We’ve also been busy running The Better Living Challenge, an initiative that aims to gather, showcase and commercialise affordable and green home improvement solutions for low-income communities. We’ve selected the finalists and we’re busy planning an exhibition at the Cape Town station forecourt later this year. We’re building some of the structures that were entered into the challenge, and filling them with other entries so people can engage with them and give us feedback, which is pretty exciting. Each of the three winners will win R 500 000 worth of support to help them develop their products.

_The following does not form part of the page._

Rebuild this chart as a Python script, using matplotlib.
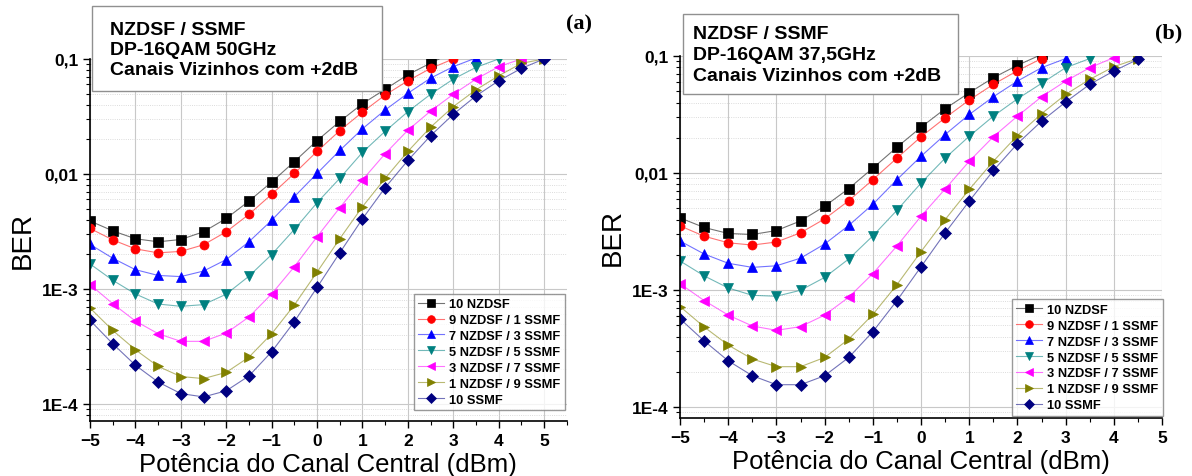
import matplotlib
matplotlib.use("Agg")
import matplotlib.pyplot as plt
from matplotlib.colors import to_rgba
from matplotlib.patches import Rectangle
from matplotlib.ticker import FixedLocator, LogLocator, NullFormatter, MultipleLocator

plt.rcParams['font.family'] = ['Liberation Sans', 'DejaVu Sans']

power = [-5, -4.5, -4, -3.5, -3, -2.5, -2, -1.5, -1, -0.5, 0, 0.5, 1, 1.5, 2, 2.5, 3, 3.5, 4, 4.5, 5]

series_names = ["10 NZDSF", "9 NZDSF / 1 SSMF", "7 NZDSF / 3 SSMF", "5 NZDSF / 5 SSMF",
                "3 NZDSF / 7 SSMF", "1 NZDSF / 9 SSMF", "10 SSMF"]
colors = ['black', 'red', 'blue', '#008080', 'magenta', '#808000', '#000080']
markers = ['s', 'o', '^', 'v', '<', '>', 'D']

# (a) DP-16QAM 50GHz
ber_a_10nz = [3.9e-3, 3.2e-3, 2.73e-3, 2.57e-3, 2.69e-3, 3.14e-3, 4.1e-3, 5.8e-3, 8.5e-3,
              0.0128, 0.0195, 0.0286, 0.0408, 0.0545, 0.073, 0.092, 0.115]
ber_a_9nz = [3.36e-3, 2.67e-3, 2.23e-3, 2.06e-3, 2.12e-3, 2.42e-3, 3.14e-3, 4.45e-3, 6.65e-3,
             0.0101, 0.0157, 0.0238, 0.0345, 0.0486, 0.0646, 0.0828, 0.1]
ber_a_7nz = [2.44e-3, 1.85e-3, 1.47e-3, 1.31e-3, 1.28e-3, 1.43e-3, 1.80e-3, 2.57e-3, 3.95e-3,
             6.34e-3, 0.0101, 0.016, 0.0247, 0.036, 0.0503, 0.0681, 0.0857, 0.102]
ber_a_5nz = [1.65e-3, 1.19e-3, 9.04e-4, 7.39e-4, 7.06e-4, 7.3e-4, 9.0e-4, 1.29e-3, 1.99e-3,
             3.29e-3, 5.62e-3, 9.16e-3, 0.0154, 0.0235, 0.0348, 0.0493, 0.0668, 0.0845, 0.1]
ber_a_3nz = [1.09e-3, 7.45e-4, 5.26e-4, 4.08e-4, 3.5e-4, 3.5e-4, 4.13e-4, 5.7e-4, 9.04e-4,
             1.56e-3, 2.84e-3, 5.08e-3, 8.87e-3, 0.015, 0.024, 0.0352, 0.0493, 0.0668, 0.0857, 0.1]
ber_a_1nz = [6.83e-4, 4.36e-4, 2.96e-4, 2.12e-4, 1.73e-4, 1.66e-4, 1.88e-4, 2.55e-4, 4.07e-4,
             7.25e-4, 1.40e-3, 2.73e-3, 5.19e-3, 9.16e-3, 0.0157, 0.0255, 0.0385, 0.0539, 0.0714,
             0.0916, 0.1]
ber_a_10ss = [5.33e-4, 3.34e-4, 2.17e-4, 1.55e-4, 1.23e-4, 1.15e-4, 1.30e-4, 1.75e-4, 2.84e-4,
              5.19e-4, 1.03e-3, 2.06e-3, 4.07e-3, 7.6e-3, 0.0131, 0.0215, 0.033, 0.0477, 0.0646,
              0.0828, 0.1]

# (b) DP-16QAM 37,5GHz
ber_b_10nz = [4.13e-3, 3.42e-3, 3.04e-3, 2.98e-3, 3.22e-3, 3.89e-3, 5.19e-3, 7.36e-3, 0.011,
              0.0166, 0.0246, 0.0354, 0.0485, 0.0652, 0.0832, 0.103]
ber_b_9nz = [3.53e-3, 2.88e-3, 2.53e-3, 2.42e-3, 2.57e-3, 3.08e-3, 4.05e-3, 5.79e-3, 8.77e-3,
             0.0134, 0.0204, 0.0296, 0.042, 0.0572, 0.0748, 0.095]
ber_b_7nz = [2.62e-3, 2.03e-3, 1.69e-3, 1.56e-3, 1.61e-3, 1.87e-3, 2.47e-3, 3.56e-3, 5.4e-3,
             8.77e-3, 0.0139, 0.0213, 0.0316, 0.0448, 0.061, 0.0794, 0.095]
ber_b_5nz = [1.77e-3, 1.32e-3, 1.04e-3, 9.0e-4, 8.84e-4, 9.94e-4, 1.28e-3, 1.84e-3, 2.9e-3,
             4.8e-3, 8.2e-3, 0.0134, 0.0206, 0.0306, 0.043, 0.0583, 0.0794, 0.095]
ber_b_3nz = [1.13e-3, 8.12e-4, 6.1e-4, 4.92e-4, 4.52e-4, 4.86e-4, 6.1e-4, 8.67e-4, 1.38e-3,
             2.38e-3, 4.27e-3, 7.3e-3, 0.0126, 0.0204, 0.0306, 0.0448, 0.061, 0.0794, 0.0968]
ber_b_1nz = [7.22e-4, 4.83e-4, 3.38e-4, 2.57e-4, 2.21e-4, 2.21e-4, 2.65e-4, 3.8e-4, 6.18e-4,
             1.11e-3, 2.13e-3, 4.0e-3, 7.23e-3, 0.0126, 0.0209, 0.0321, 0.0469, 0.0631, 0.081, 0.095]
ber_b_10ss = [5.67e-4, 3.67e-4, 2.48e-4, 1.85e-4, 1.55e-4, 1.55e-4, 1.85e-4, 2.65e-4, 4.4e-4,
              8.12e-4, 1.58e-3, 3.08e-3, 5.75e-3, 0.0105, 0.0178, 0.0277, 0.0404, 0.0572, 0.0744,
              0.0936]

ber_a = [ber_a_10nz, ber_a_9nz, ber_a_7nz, ber_a_5nz, ber_a_3nz, ber_a_1nz, ber_a_10ss]
ber_b = [ber_b_10nz, ber_b_9nz, ber_b_7nz, ber_b_5nz, ber_b_3nz, ber_b_1nz, ber_b_10ss]

fig = plt.figure(figsize=(11.92, 4.77), dpi=100)
ax_a = fig.add_axes([0.0755, 0.1153, 0.400, 0.759])
ax_b = fig.add_axes([0.5705, 0.1216, 0.4044, 0.759])


def draw_panel(ax, data, title, tag, xmax, ymin, box_rect, text_xy, spacing, tag_xy, leg_anchor):
    for vals, name, c, m in zip(data, series_names, colors, markers):
        ax.plot(power[:len(vals)], vals, color=to_rgba(c, 0.55), marker=m, markersize=6.5,
                lw=0.8, label=name, mfc=c, mec=c, markeredgewidth=0.5)
    ax.set_yscale('log')
    ax.set_xlim(-5, xmax)
    ax.set_ylim(ymin, 0.1)
    ax.yaxis.set_major_locator(FixedLocator([1e-4, 1e-3, 1e-2, 1e-1]))
    ax.set_yticklabels(['1E-4', '1E-3', '0,01', '0,1'])
    ax.yaxis.set_minor_locator(LogLocator(base=10, subs=range(2, 10)))
    ax.yaxis.set_minor_formatter(NullFormatter())
    ax.xaxis.set_major_locator(MultipleLocator(1))
    ax.xaxis.set_minor_locator(MultipleLocator(0.5))
    ax.tick_params(which='major', labelsize=12.5, length=5, width=1)
    ax.tick_params(which='minor', length=3, width=0.8)
    for lab in ax.get_xticklabels() + ax.get_yticklabels():
        lab.set_fontweight('bold')
    ax.grid(which='major', color='#c8c8c8', lw=0.8)
    ax.grid(which='minor', axis='y', color='#d0d0d0', lw=0.6, linestyle=':')
    ax.set_axisbelow(True)
    ax.spines['top'].set_visible(False)
    ax.spines['right'].set_visible(False)
    for s in ['left', 'bottom']:
        ax.spines[s].set_linewidth(1.2)
    ax.set_xlabel("Potência do Canal Central (dBm)", fontsize=18.5, labelpad=3)
    ax.set_ylabel("BER", fontsize=20, labelpad=4)
    fig.patches.append(Rectangle(box_rect[:2], box_rect[2], box_rect[3], transform=fig.transFigure,
                                 fc='white', ec='#909090', lw=1, zorder=5))
    fig.text(text_xy[0], text_xy[1], title, fontsize=14, fontweight='bold', va='top',
             ha='left', linespacing=spacing, zorder=6)
    fig.text(tag_xy[0], tag_xy[1], tag, fontsize=16, fontweight='bold',
             family='Liberation Serif', ha='center', va='center')
    leg = ax.legend(loc='lower right', bbox_to_anchor=leg_anchor, borderaxespad=0,
                    prop={'weight': 'bold', 'size': 9.3}, frameon=True, fancybox=False,
                    edgecolor='#808080', handlelength=2.0, labelspacing=0.3,
                    borderpad=0.35, handletextpad=0.4, markerscale=0.85)
    leg.get_frame().set_linewidth(1)


draw_panel(ax_a, ber_a, "NZDSF / SSMF\nDP-16QAM 50GHz\nCanais Vizinhos com +2dB", "(a)",
           5.5, 7.1e-5, (0.0772, 0.807, 0.2433, 0.178), (0.0923, 0.953), 1.22,
           (0.486, 0.948), (0.996, 0.03))
draw_panel(ax_b, ber_b, "NZDSF / SSMF\nDP-16QAM 37,5GHz\nCanais Vizinhos com +2dB", "(b)",
           5.0, 8.05e-5, (0.573, 0.8008, 0.2307, 0.1677), (0.5814, 0.945), 1.3,
           (0.98, 0.93), (1.002, 0.006))

fig.savefig("out.png", dpi=100)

Who can come to the CCDI for support?
Anyone who runs a creative business can access our support. You just need to fill out a membership form (which is easy and free) and then you have access to our workshops, support teams and services. I think we’re the best kept secret in Cape Town.
What’s next for you?
I’ve been thinking a lot about service design in government and the private sector, and how it can be used to improve processes and customer/client experience, making the services that are offered extremely user-friendly. Service design is a relatively new discipline but it’s burgeoning in the UK and Europe. At the moment we’re busy trying to set up the local chapter of The Service Design Network to promote service design locally and help establish the discipline here.
We’re also working on a series of short educational films about different designers and their work. These will show learners, teachers and parents how varied design is and how much value it creates in the economy.
In the next few months a big chunk of work lies in engaging with business and getting them to understand the power of design thinking. It’s really the key to creating a strong thriving design economy, so it’s crucial.